The failure to establish a cognizable particular social group is dispositive of asylum and withholding of removal. See Paloka, 762 F.3d at 196–97 (requiring applicant to establish both a cognizable group and a nexus between that group and the harm suffered or feared); see also 8 U.S.C. §§ 1158(b)(1)(B)(i), 1231(b)(3)(A).

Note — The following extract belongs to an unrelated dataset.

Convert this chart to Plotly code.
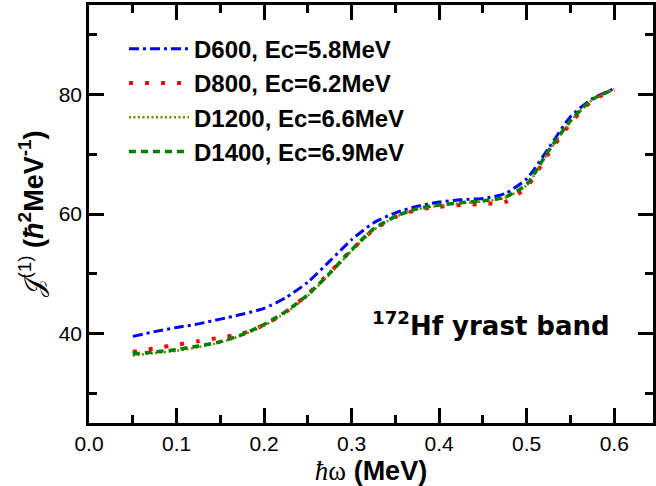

Accordingly, we do not reach the agency’s other bases for denying these forms of relief. See INS v. Bagamasbad, 429 U.S. 24, 25 (1976) (“As a general rule courts and agencies are not required to make findings on issues the decision of which is unnecessary to the results they reach.”). Naranjo-Saquisili has abandoned her CAT claim because she does not address it in her brief. See Debique v. Garland, 58 5 F.4th 676, 684 (2d Cir. 2023) (“We consider abandoned any claims not adequately presented in an appellant’s brief, and an appellant’s failure to make legal or factual arguments constitutes abandonment.” (internal quotation marks omitted)).
For the foregoing reasons, the petition for review is DENIED. All pending motions and applications are DENIED and stays VACATED.